The NYT claims that OpenAI and Microsoft, the makers of Chat GPT and Copilot, “seek to free-ride on The Times’s massive investment in its journalism” without having any licensing agreements. In one part of the complaint, the NYT highlights that its domain (www.nytimes.com) was the most used proprietary source mined for content to train GPT-3.

It alleges more than 66 million records, ranging from breaking news articles to op-eds, published across the NYT websites and other affiliated brands were used to train the AI models. The lawsuit alleges that the defendants in the case have used “almost a century’s worth of copyrighted content,” causing significant harm to the Times’ bottom line. The NYT also says that OpenAI and Microsoft’s products can “generate output that recites Times content verbatim, closely summarizes it, and mimics its expressive style.” This mirrors other complaints from comedians and authors like Sarah Silverman and Julian Sancton who claim OpenAI has profited off their works.

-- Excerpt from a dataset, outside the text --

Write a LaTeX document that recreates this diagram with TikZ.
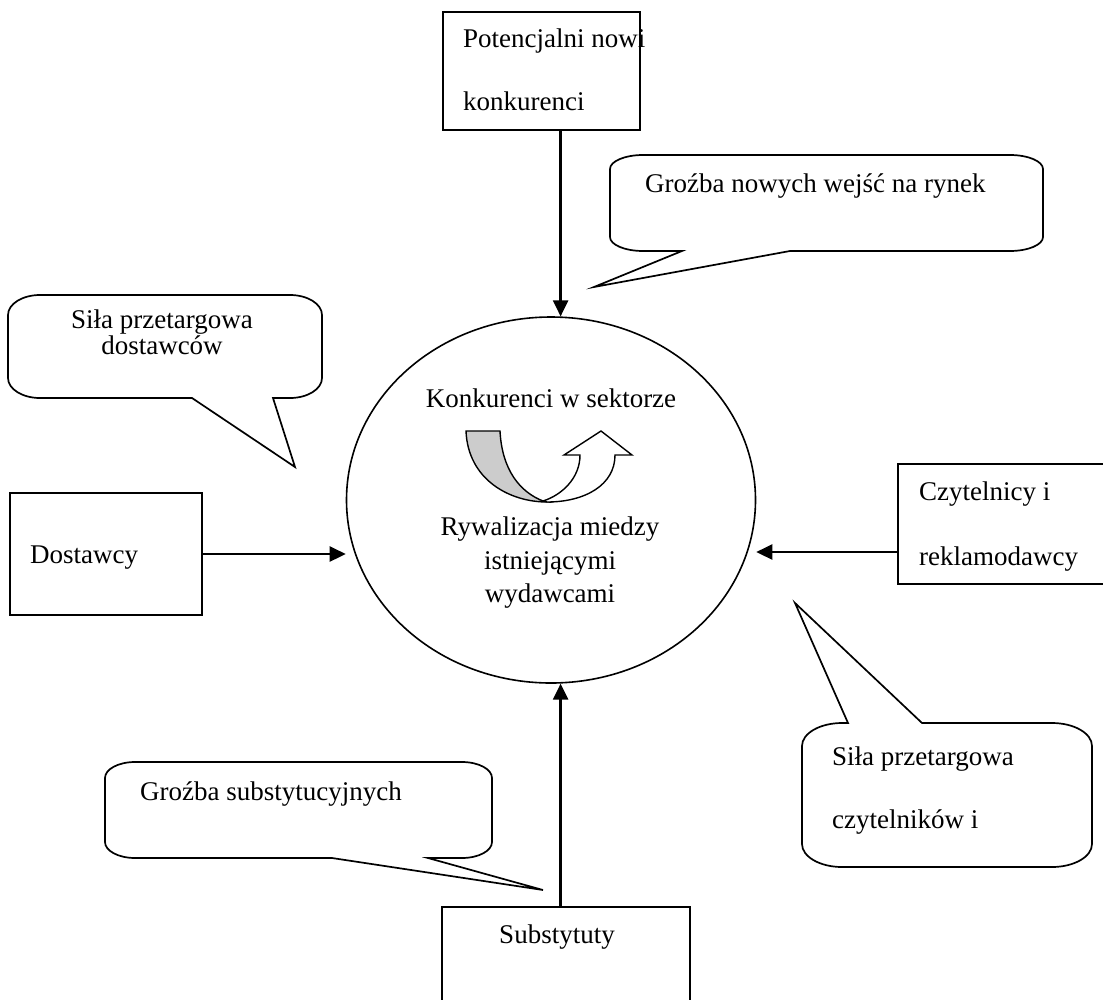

"We respect the rights of content creators and owners and are committed to working with them to ensure they benefit from AI technology and new revenue models," an OpenAI spokesperson told Engadget. In an email, the representative explained that the two parties were engaged in ongoing "productive conversations" and the company described the lawsuit as unexpected. "We are surprised and disappointed with this development," the OpenAI spokesperson told Engadget. Still, OpenAI is hopeful that the two will find a "mutually beneficial way to work together."

If the lawsuit makes any headway, it could create opportunities for other publishers to pursue similar legal action and make training AI models for commercial purposes more costly. Competitors in the space, like CNN and BBC News have already tried limiting what data AI web crawlers can scrape for training and development purposes.

While it’s unclear if the NYT is open to a licensing agreement after its earlier negotiations failed, leading to the lawsuit, OpenAI has reached a few deals recently. This month, it agreed to pay publisher Axel Springer for access to its content in a deal projected to be worth millions. And articles from Politico and Business Insider will be made available to train OpenAI’s next gen AI tools as part of a three year deal. It also previously made a deal with the AP to use its archival content dating back to 1985. Microsoft did not respond to a request for comment.

Update, December 27 2023, 8:36 PM ET: This story has been to include comments from an OpenAI spokesperson on the lawsuit.